Bestätigt sieht sich auch NPorts-Geschäftsführer Holger Banik. Auf die Ausschreibung hafennaher Flächen habe es eine Vielzahl guter Bewerbungen gegeben. „Das zeigt uns, wie attraktiv und zeitgemäß unser Flächenangebot in den Häfen ist“, so Banik. Die Häfen seien entscheidende Standorte für die Energieversorgung und -sicherheit sowie Innovationen.

Für Daniel Bloor, den Geschäftsführer von Livista Energy Europe, ist die Ansiedlung in Emden „der Beginn unserer Reise, um die Ziele der europäischen Energiewende, der Kreislaufwirtschaft und der Energie- und Rohstoffunabhängigkeit zu erreichen“. Die Lithium-Raffinerie am Wybelsumer Polder soll bis 2030 gut die Hälfte seiner Anlagenkapazität mit recycelten Rohstoffen betreiben. Dass das eine erhebliche Menge an wiedergenutzten anstatt entsorgten Rohstoffen bedeutet, zeigt Bloors Ankündigung, jährlich genügend Lithium in Batteriequalität für die Produktion von bis zu 850 000 Elektrofahrzeuge liefern zu wollen. Das wären bis zu 40 000 Tonnen Lithiumprodukte, davon 30 000 Tonnen Lithiumhydroxid sowie 10 000 Tonnen Lithiumcarbonat. Das Leichtmetall Lithium ist essenziell für die Herstellung wiederaufladbarer Batterien. Da der Bedarf an Lithium hoch ist, der Rohstoff aber selten, setzt Livista auf das Recycling. Die zukunftsweisende Anlage wird in der Lage sein, verschiedene Arten von Lithiumquellen und Rohstoffen zu verarbeiten und zu verbessern. Dazu gehören Spodumen-Gestein aus Australien und Afrika, Sole aus Südamerika sowie Lithium-Zwischenprodukte aus recycelten Batteriematerialien.
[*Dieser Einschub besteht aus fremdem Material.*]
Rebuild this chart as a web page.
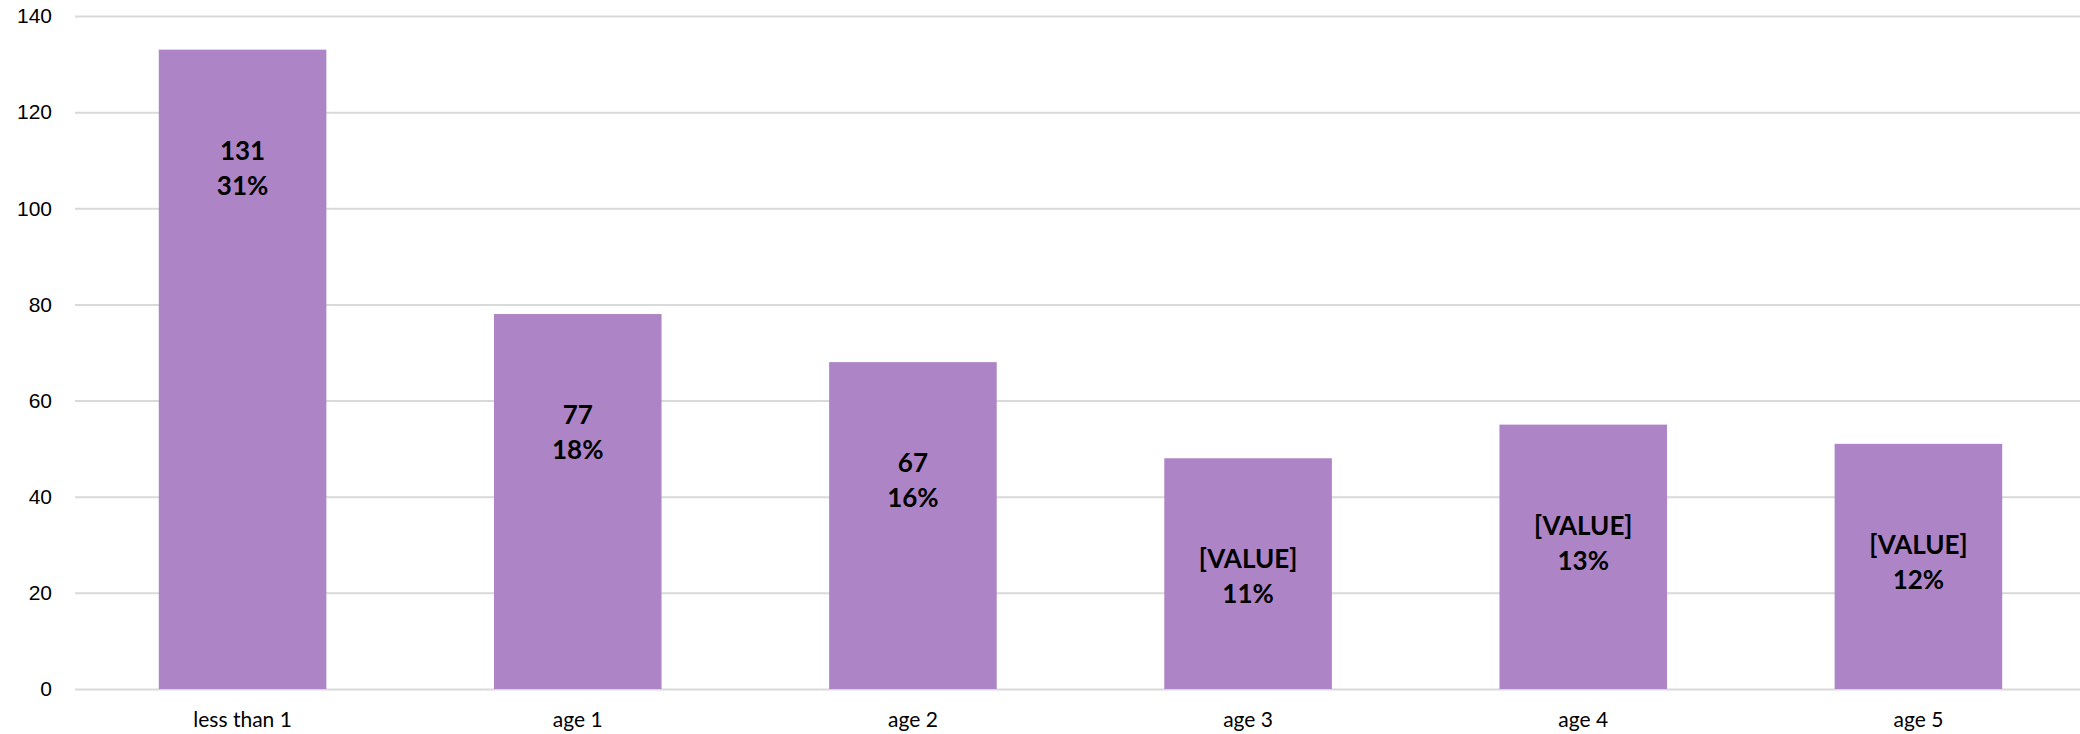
<!DOCTYPE html>
<html>
<head>
<meta charset="utf-8">
<script src="https://cdn.jsdelivr.net/npm/d3@7"></script>
<style>
  html, body { margin: 0; padding: 0; background: #fff; }
  svg { display: block; font-family: Lato, "Open Sans", sans-serif; }
  .y.axis .domain { display: none; }
  .y.axis line { stroke: #d9d9d9; stroke-width: 2; }
  .y.axis text { font-size: 21px; fill: #000; }
</style>
</head>
<body>
<div id="chart"></div>
<script>
var categories = ["less than 1", "age 1", "age 2", "age 3", "age 4", "age 5"];
var counts = [133, 78, 68, 48, 55, 51];
var countLabels = ["131", "77", "67", "[VALUE]", "[VALUE]", "[VALUE]"];
var shareLabels = ["31%", "18%", "16%", "11%", "13%", "12%"];
var yTicks = [0, 20, 40, 60, 80, 100, 120, 140];

var width = 2080;
var height = 734;
var margin = { top: 16, right: 0, bottom: 45, left: 75 };
var plotBottom = height - margin.bottom;

var svg = d3
  .select("#chart")
  .append("svg")
  .attr("width", width)
  .attr("height", height);

var data = categories.map((c, i) => ({
  cat: c,
  value: counts[i],
  countLabel: countLabels[i],
  shareLabel: shareLabels[i]
}));

var xScale = d3
  .scaleBand()
  .domain(categories)
  .range([margin.left, 2086])
  .paddingInner(0.5)
  .paddingOuter(0.25);

var yScale = d3
  .scaleLinear()
  .domain([0, 140])
  .range([plotBottom, margin.top]);

var yAxis = d3
  .axisLeft(yScale)
  .tickValues(yTicks)
  .tickSize(-(width - margin.left))
  .tickPadding(23);

svg.append("g")
  .attr("class", "y axis")
  .attr("transform", `translate(${margin.left}, 0)`)
  .call(yAxis);

var bars = svg.append("g").attr("class", "bars");

bars
  .selectAll(".bar")
  .data(data)
  .enter()
  .append("rect")
  .attr("class", "bar")
  .attr("x", d => xScale(d.cat))
  .attr("y", d => yScale(d.value))
  .attr("width", xScale.bandwidth())
  .attr("height", d => plotBottom - yScale(d.value))
  .attr("fill", "#ad84c6");

// data labels, sitting a fixed distance below each bar top
var labels = svg.append("g").attr("class", "labels")
  .attr("font-size", "26px")
  .attr("font-weight", "bold")
  .attr("text-anchor", "middle")
  .attr("fill", "#000");

labels
  .selectAll(".count")
  .data(data)
  .enter()
  .append("text")
  .attr("x", d => xScale(d.cat) + xScale.bandwidth() / 2)
  .attr("y", d => yScale(d.value) + 110)
  .text(d => d.countLabel);

labels
  .selectAll(".share")
  .data(data)
  .enter()
  .append("text")
  .attr("x", d => xScale(d.cat) + xScale.bandwidth() / 2)
  .attr("y", d => yScale(d.value) + 145)
  .text(d => d.shareLabel);

// category labels
svg.append("g")
  .attr("class", "x labels")
  .selectAll("text")
  .data(categories)
  .enter()
  .append("text")
  .attr("x", d => xScale(d) + xScale.bandwidth() / 2)
  .attr("y", plotBottom + 38)
  .attr("text-anchor", "middle")
  .attr("font-size", "21px")
  .attr("fill", "#000")
  .text(d => d);
</script>
</body>
</html>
Livista Energy Europe, gegründet im Jahr 2019, gibt an, Europas Lieferketten für Elektrofahrzeuge und Batterien verbessern zu wollen. Bisher werden alle Lithium-Raffinerien in Asien betrieben. Durch die Ansiedlung in Emden sollen europäische Auto- und Batteriehersteller in der Lage sein, zukünftige EU-Vorgaben zu erfüllen. Bis 2030 sollen alle in Europa hergestellten Batterien einen Mindestanteil an Lithiumbatterieprodukten aus lokaler Produktion enthalten, so das Unternehmen.
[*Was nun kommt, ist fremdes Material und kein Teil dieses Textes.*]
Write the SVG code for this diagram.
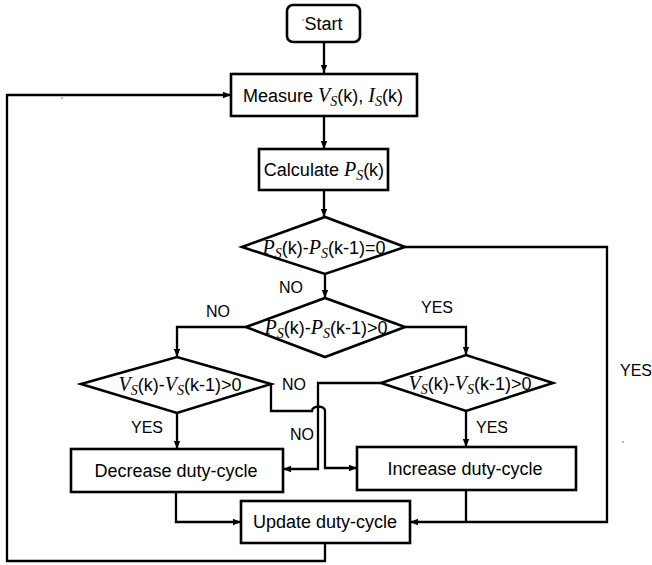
<svg xmlns="http://www.w3.org/2000/svg" width="652" height="565" viewBox="0 0 652 565">
<style>
.box{fill:#fff;stroke:#000;stroke-width:2.6}
.ln{fill:none;stroke:#000;stroke-width:2.3}
.t{font-family:"Liberation Sans",Arial,sans-serif;font-size:18px;fill:#000;text-anchor:middle}
.lb{font-family:"Liberation Sans",Arial,sans-serif;font-size:16px;fill:#000;text-anchor:middle}
.m{font-family:"Liberation Serif","Times New Roman",serif;font-style:italic;font-size:20px}
.s{font-family:"Liberation Serif","Times New Roman",serif;font-style:italic;font-size:14px}
.dot{fill:#666}
</style>
<defs>
<marker id="ar" markerWidth="8" markerHeight="8" refX="8" refY="4" orient="auto" markerUnits="userSpaceOnUse">
<path d="M0,0.8 L8,4 L0,7.2 z" fill="#000"/>
</marker>
</defs>
<rect width="652" height="565" fill="#fff"/>

<g id="connectors">
<path class="ln" d="M324,42 V73" marker-end="url(#ar)"/>
<path class="ln" d="M324,116 V149" marker-end="url(#ar)"/>
<path class="ln" d="M324,190 V217" marker-end="url(#ar)"/>
<path class="ln" d="M325,274 V298" marker-end="url(#ar)"/>
<path class="ln" d="M405,247 H607 V522 H410" marker-end="url(#ar)"/>
<path class="ln" d="M246,327 H177 V357" marker-end="url(#ar)"/>
<path class="ln" d="M405,327 H466 V355" marker-end="url(#ar)"/>
<path class="ln" d="M177,413 V449" marker-end="url(#ar)"/>
<path class="ln" d="M466,411 V447" marker-end="url(#ar)"/>
<path class="ln" d="M271,384 V411 H312 A6.5,4.5 0 0 1 325,411 V468 H357" marker-end="url(#ar)"/>
<path class="ln" d="M381,383 H318 V469 H283" marker-end="url(#ar)"/>
<path class="ln" d="M176,492 V522 H241" marker-end="url(#ar)"/>
<path class="ln" d="M466,490 V522"/>
<path class="ln" d="M325,543 V561 H7 V95 H231" marker-end="url(#ar)"/>
</g>

<g id="start">
<rect class="box" x="287" y="5" width="73" height="37" rx="6"/>
<text class="t" x="323.5" y="30">Start</text>
</g>

<g id="measure">
<rect class="box" x="231" y="74" width="186" height="42"/>
<text class="t" x="323" y="102">Measure <tspan class="m">V</tspan><tspan class="s" dy="4">S</tspan><tspan dy="-4">(k), </tspan><tspan class="m">I</tspan><tspan class="s" dy="4">S</tspan><tspan dy="-4">(k)</tspan></text>
</g>

<g id="calculate">
<rect class="box" x="259" y="149" width="129" height="41"/>
<text class="t" x="324" y="176">Calculate <tspan class="m">P</tspan><tspan class="s" dy="4">S</tspan><tspan dy="-4">(k)</tspan></text>
</g>

<g id="dec1">
<polygon class="box" points="242,247 325,217 405,247 325,274"/>
<text class="t" x="324" y="254"><tspan class="m">P</tspan><tspan class="s" dy="4">S</tspan><tspan dy="-4">(k)-</tspan><tspan class="m">P</tspan><tspan class="s" dy="4">S</tspan><tspan dy="-4">(k-1)=0</tspan></text>
</g>

<g id="dec2">
<polygon class="box" points="246,327 325,298 405,327 325,357"/>
<text class="t" x="326" y="334"><tspan class="m">P</tspan><tspan class="s" dy="4">S</tspan><tspan dy="-4">(k)-</tspan><tspan class="m">P</tspan><tspan class="s" dy="4">S</tspan><tspan dy="-4">(k-1)&gt;0</tspan></text>
</g>

<g id="dec3">
<polygon class="box" points="81,384 177,357 271,384 177,413"/>
<text class="t" x="180" y="391"><tspan class="m">V</tspan><tspan class="s" dy="4">S</tspan><tspan dy="-4">(k)-</tspan><tspan class="m">V</tspan><tspan class="s" dy="4">S</tspan><tspan dy="-4">(k-1)&gt;0</tspan></text>
</g>

<g id="dec4">
<polygon class="box" points="381,383 466,355 553,383 466,411"/>
<text class="t" x="470" y="390"><tspan class="m">V</tspan><tspan class="s" dy="4">S</tspan><tspan dy="-4">(k)-</tspan><tspan class="m">V</tspan><tspan class="s" dy="4">S</tspan><tspan dy="-4">(k-1)&gt;0</tspan></text>
</g>

<g id="decrease">
<rect class="box" x="71" y="449" width="212" height="43"/>
<text class="t" x="176" y="477">Decrease duty-cycle</text>
</g>

<g id="increase">
<rect class="box" x="357" y="447" width="219" height="43"/>
<text class="t" x="465" y="475">Increase duty-cycle</text>
</g>

<g id="update">
<rect class="box" x="241" y="501" width="169" height="42"/>
<text class="t" x="325" y="528">Update duty-cycle</text>
</g>

<g id="labels">
<text class="lb" x="291" y="293">NO</text>
<text class="lb" x="218" y="317">NO</text>
<text class="lb" x="437" y="313">YES</text>
<text class="lb" x="636" y="376">YES</text>
<text class="lb" x="294" y="390">NO</text>
<text class="lb" x="302" y="440">NO</text>
<text class="lb" x="147" y="433">YES</text>
<text class="lb" x="492" y="433">YES</text>
</g>

<circle class="dot" cx="303" cy="20" r="0.8"/>
<circle class="dot" cx="62" cy="98" r="0.8"/>
<circle class="dot" cx="623" cy="442" r="0.8"/>
</svg>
Zweite Anlage ist bereits geplant

Die Umsetzung der Anlage wurde an Technip Energies vergeben, ein französisches Ingenieur- und Technologieunternehmen, das in der Energiewirtschaft und im Chemiesektor tätig ist. Technip Energies hat das Ausschreibungsverfahren gewonnen und ist verantwortlich für die technische Entwicklung, erste Beschaffungsaktivitäten, Kostenschätzungen sowie alle erforderlichen Genehmigungsarbeiten für den Bau der ersten Anlage und die Erweiterung um eine Anlage am gleichen Standort. Zudem wird auf Basis des ersten Raffinerieentwurfs eine Vorprüfung für eine mögliche zweite Raffinerie durchgeführt.
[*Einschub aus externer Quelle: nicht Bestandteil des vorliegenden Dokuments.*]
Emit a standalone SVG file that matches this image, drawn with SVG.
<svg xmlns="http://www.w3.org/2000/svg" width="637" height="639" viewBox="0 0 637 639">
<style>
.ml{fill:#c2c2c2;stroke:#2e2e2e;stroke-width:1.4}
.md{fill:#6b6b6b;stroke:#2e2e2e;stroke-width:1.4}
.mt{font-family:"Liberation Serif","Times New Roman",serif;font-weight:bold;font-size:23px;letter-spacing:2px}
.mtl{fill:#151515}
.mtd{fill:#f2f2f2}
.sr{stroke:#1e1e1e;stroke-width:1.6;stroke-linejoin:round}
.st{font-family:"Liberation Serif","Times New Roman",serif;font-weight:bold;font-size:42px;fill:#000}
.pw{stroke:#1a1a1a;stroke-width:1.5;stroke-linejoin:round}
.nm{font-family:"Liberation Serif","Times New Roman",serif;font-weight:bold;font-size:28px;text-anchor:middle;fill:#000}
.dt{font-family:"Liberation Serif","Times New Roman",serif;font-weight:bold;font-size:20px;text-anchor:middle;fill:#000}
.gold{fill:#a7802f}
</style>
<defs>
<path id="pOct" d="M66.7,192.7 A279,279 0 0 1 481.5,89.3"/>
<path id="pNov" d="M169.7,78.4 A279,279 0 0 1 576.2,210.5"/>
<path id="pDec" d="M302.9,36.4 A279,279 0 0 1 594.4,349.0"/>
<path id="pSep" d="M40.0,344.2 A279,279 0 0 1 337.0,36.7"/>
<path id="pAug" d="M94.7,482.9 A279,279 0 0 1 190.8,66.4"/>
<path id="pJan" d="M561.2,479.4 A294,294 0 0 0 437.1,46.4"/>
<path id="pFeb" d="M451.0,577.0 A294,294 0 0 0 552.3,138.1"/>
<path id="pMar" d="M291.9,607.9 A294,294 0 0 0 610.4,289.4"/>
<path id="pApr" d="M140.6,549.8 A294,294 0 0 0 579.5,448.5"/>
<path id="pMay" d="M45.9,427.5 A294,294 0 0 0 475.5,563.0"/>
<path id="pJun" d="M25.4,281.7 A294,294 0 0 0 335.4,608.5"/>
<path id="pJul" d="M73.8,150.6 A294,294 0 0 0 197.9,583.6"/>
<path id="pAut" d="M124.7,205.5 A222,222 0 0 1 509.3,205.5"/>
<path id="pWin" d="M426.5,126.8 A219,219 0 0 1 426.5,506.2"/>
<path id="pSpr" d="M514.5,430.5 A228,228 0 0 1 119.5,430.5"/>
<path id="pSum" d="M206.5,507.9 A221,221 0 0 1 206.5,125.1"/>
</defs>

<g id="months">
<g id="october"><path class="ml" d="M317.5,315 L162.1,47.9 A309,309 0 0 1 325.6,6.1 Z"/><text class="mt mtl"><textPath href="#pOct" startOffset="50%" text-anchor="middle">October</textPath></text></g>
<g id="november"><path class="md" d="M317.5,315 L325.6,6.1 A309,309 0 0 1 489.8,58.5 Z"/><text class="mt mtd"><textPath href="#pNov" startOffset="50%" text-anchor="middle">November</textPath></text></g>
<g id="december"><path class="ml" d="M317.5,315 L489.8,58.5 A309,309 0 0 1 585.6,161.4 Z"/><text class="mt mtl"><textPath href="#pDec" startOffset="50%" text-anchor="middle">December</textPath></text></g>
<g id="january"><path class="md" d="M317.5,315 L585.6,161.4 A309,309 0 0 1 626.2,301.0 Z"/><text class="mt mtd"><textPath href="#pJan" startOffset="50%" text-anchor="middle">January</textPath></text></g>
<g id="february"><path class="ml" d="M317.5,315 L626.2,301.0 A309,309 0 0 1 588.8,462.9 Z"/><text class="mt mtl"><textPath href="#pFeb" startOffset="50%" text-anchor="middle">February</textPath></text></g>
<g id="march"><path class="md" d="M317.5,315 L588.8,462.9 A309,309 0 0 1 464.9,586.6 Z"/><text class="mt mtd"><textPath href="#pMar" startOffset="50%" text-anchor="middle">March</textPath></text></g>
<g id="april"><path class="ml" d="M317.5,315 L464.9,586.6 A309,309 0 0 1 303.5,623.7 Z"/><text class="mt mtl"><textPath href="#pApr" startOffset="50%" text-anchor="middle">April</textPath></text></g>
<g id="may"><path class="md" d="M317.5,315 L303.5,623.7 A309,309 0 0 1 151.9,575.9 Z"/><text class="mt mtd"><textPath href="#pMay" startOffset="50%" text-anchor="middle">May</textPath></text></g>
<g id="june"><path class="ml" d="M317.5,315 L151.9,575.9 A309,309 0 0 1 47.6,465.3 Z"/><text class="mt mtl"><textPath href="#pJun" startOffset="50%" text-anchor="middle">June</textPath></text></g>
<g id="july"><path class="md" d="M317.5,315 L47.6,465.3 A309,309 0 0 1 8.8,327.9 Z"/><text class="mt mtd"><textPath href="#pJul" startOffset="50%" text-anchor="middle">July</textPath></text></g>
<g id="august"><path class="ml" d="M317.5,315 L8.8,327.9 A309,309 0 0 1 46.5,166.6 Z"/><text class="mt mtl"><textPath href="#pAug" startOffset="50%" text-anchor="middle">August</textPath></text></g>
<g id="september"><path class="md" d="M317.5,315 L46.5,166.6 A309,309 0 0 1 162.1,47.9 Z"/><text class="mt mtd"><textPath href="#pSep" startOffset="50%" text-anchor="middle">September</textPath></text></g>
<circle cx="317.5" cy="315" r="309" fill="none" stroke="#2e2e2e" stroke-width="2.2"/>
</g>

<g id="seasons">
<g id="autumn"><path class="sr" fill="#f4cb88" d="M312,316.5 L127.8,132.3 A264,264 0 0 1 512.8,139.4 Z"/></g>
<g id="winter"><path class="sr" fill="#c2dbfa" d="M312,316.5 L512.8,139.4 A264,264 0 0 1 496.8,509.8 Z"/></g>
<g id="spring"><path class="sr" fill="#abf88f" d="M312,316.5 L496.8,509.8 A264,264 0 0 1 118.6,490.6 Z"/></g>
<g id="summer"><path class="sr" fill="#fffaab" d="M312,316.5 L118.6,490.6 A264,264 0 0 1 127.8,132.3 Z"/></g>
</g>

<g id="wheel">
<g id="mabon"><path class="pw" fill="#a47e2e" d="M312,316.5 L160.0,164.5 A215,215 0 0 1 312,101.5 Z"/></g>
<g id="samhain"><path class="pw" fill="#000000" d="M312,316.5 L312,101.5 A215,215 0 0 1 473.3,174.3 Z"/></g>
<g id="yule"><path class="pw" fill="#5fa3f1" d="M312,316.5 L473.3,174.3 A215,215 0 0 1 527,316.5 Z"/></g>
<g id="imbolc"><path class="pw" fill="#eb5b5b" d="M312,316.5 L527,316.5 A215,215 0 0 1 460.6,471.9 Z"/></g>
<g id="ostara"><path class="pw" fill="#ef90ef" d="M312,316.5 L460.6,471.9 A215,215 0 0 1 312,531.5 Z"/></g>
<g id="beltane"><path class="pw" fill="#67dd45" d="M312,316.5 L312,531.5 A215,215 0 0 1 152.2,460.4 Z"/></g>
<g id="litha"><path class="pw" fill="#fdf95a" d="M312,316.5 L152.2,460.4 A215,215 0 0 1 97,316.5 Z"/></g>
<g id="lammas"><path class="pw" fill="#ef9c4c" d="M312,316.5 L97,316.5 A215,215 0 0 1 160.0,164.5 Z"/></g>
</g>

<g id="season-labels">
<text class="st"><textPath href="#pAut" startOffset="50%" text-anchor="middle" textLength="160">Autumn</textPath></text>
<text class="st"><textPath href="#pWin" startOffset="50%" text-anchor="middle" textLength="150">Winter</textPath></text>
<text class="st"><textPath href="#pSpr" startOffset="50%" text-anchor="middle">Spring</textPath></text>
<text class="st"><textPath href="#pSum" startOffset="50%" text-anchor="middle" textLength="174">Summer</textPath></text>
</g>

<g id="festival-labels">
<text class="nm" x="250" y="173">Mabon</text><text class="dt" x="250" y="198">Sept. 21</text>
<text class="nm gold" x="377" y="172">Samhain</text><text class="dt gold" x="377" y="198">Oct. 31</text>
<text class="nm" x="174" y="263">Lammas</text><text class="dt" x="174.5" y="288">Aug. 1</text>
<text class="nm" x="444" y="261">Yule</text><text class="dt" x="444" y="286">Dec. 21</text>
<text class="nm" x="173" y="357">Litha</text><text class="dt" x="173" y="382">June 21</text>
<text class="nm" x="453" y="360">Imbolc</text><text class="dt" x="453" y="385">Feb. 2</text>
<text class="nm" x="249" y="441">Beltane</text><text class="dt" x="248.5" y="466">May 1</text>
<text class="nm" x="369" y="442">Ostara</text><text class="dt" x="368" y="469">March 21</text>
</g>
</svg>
Einen Pull-Effekt erwartet Emdens zum 30. Juni ausscheidender Wirtschaftsförderer Stefan Klaassen, der als maßgeblicher Initiator der Ansiedlung Livistas gilt: „Die Lithium-Raffinierie legt den Grundstein für das nordwestliche Energie-Hub Europas und wird weitere bedeutende Akteure der Energiewende anziehen.“ Emden würde so ein zentraler Bestandteil der Transformation hin zur Elektromobilität.